WORK TO DO
Transcribe every line exactly. Leave the pictures behind.

— start of DATA —

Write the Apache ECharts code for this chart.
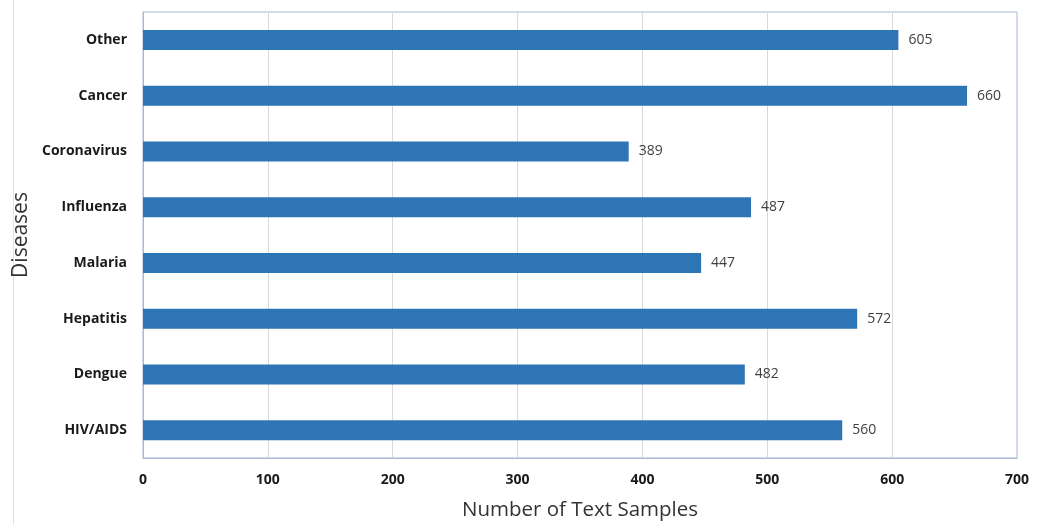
<!DOCTYPE html>
<html>
<head>
<meta charset="utf-8">
<style>
  html, body { margin: 0; padding: 0; background: #ffffff; }
  #chart { width: 1047px; height: 525px; }
</style>
<script src="https://cdn.jsdelivr.net/npm/echarts@6/dist/echarts.min.js"></script>
</head>
<body>
<div id="chart"></div>
<script>
// Diseases, listed bottom to top as drawn on the category axis
const diseases = ['HIV/AIDS', 'Dengue', 'Hepatitis', 'Malaria', 'Influenza', 'Coronavirus', 'Cancer', 'Other'];
// Number of text samples per disease
const sampleCounts = [560, 482, 572, 447, 487, 389, 660, 605];

const chart = echarts.init(document.getElementById('chart'));

chart.setOption({
  animation: false,
  backgroundColor: '#ffffff',
  textStyle: { fontFamily: '"Open Sans", "Noto Sans", sans-serif' },
  grid: {
    left: 143, top: 12, width: 874, height: 446,
    outerBoundsMode: 'none',
    containLabel: false,
    show: true, borderColor: '#a7b9d3', borderWidth: 1, backgroundColor: 'transparent'
  },
  graphic: [{
    type: 'line',
    shape: { x1: 13.5, y1: 0, x2: 13.5, y2: 525 },
    style: { stroke: '#e2e2e2', lineWidth: 1 },
    silent: true
  }],
  xAxis: {
    type: 'value',
    min: 0, max: 700, interval: 100,
    name: 'Number of Text Samples',
    nameLocation: 'middle',
    nameGap: 42,
    nameTextStyle: { fontSize: 20.5, color: '#333333' },
    axisLine: { show: true, lineStyle: { color: '#a7b9d3' } },
    axisTick: { show: false },
    axisLabel: { fontSize: 14, fontWeight: 'bold', color: '#1a1a1a', margin: 15 },
    splitLine: { show: true, lineStyle: { color: '#d9d9d9' } }
  },
  yAxis: {
    type: 'category',
    data: diseases,
    name: 'Diseases',
    nameLocation: 'middle',
    nameGap: 103,
    nameRotate: 90,
    nameTextStyle: { fontSize: 21, color: '#333333' },
    axisLine: { show: true, lineStyle: { color: '#a7b9d3' } },
    axisTick: { show: false },
    axisLabel: { fontSize: 14, fontWeight: 'bold', color: '#1a1a1a', margin: 16 },
    splitLine: { show: false }
  },
  series: [{
    type: 'bar',
    data: sampleCounts,
    barWidth: 20,
    itemStyle: { color: '#2e75b6' },
    label: {
      show: true,
      position: 'right',
      distance: 10,
      fontSize: 14,
      color: '#404040'
    }
  }]
});
</script>
</body>
</html>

— end of DATA —

RESULT BELOW
Write the Apache ECharts code for this chart.
<!DOCTYPE html>
<html>
<head>
<meta charset="utf-8">
<style>
  html, body { margin: 0; padding: 0; background: #ffffff; }
  #chart { width: 1047px; height: 525px; }
</style>
<script src="https://cdn.jsdelivr.net/npm/echarts@6/dist/echarts.min.js"></script>
</head>
<body>
<div id="chart"></div>
<script>
// Diseases, listed bottom to top as drawn on the category axis
const diseases = ['HIV/AIDS', 'Dengue', 'Hepatitis', 'Malaria', 'Influenza', 'Coronavirus', 'Cancer', 'Other'];
// Number of text samples per disease
const sampleCounts = [560, 482, 572, 447, 487, 389, 660, 605];

const chart = echarts.init(document.getElementById('chart'));

chart.setOption({
  animation: false,
  backgroundColor: '#ffffff',
  textStyle: { fontFamily: '"Open Sans", "Noto Sans", sans-serif' },
  grid: {
    left: 143, top: 12, width: 874, height: 446,
    outerBoundsMode: 'none',
    containLabel: false,
    show: true, borderColor: '#a7b9d3', borderWidth: 1, backgroundColor: 'transparent'
  },
  graphic: [{
    type: 'line',
    shape: { x1: 13.5, y1: 0, x2: 13.5, y2: 525 },
    style: { stroke: '#e2e2e2', lineWidth: 1 },
    silent: true
  }],
  xAxis: {
    type: 'value',
    min: 0, max: 700, interval: 100,
    name: 'Number of Text Samples',
    nameLocation: 'middle',
    nameGap: 42,
    nameTextStyle: { fontSize: 20.5, color: '#333333' },
    axisLine: { show: true, lineStyle: { color: '#a7b9d3' } },
    axisTick: { show: false },
    axisLabel: { fontSize: 14, fontWeight: 'bold', color: '#1a1a1a', margin: 15 },
    splitLine: { show: true, lineStyle: { color: '#d9d9d9' } }
  },
  yAxis: {
    type: 'category',
    data: diseases,
    name: 'Diseases',
    nameLocation: 'middle',
    nameGap: 103,
    nameRotate: 90,
    nameTextStyle: { fontSize: 21, color: '#333333' },
    axisLine: { show: true, lineStyle: { color: '#a7b9d3' } },
    axisTick: { show: false },
    axisLabel: { fontSize: 14, fontWeight: 'bold', color: '#1a1a1a', margin: 16 },
    splitLine: { show: false }
  },
  series: [{
    type: 'bar',
    data: sampleCounts,
    barWidth: 20,
    itemStyle: { color: '#2e75b6' },
    label: {
      show: true,
      position: 'right',
      distance: 10,
      fontSize: 14,
      color: '#404040'
    }
  }]
});
</script>
</body>
</html>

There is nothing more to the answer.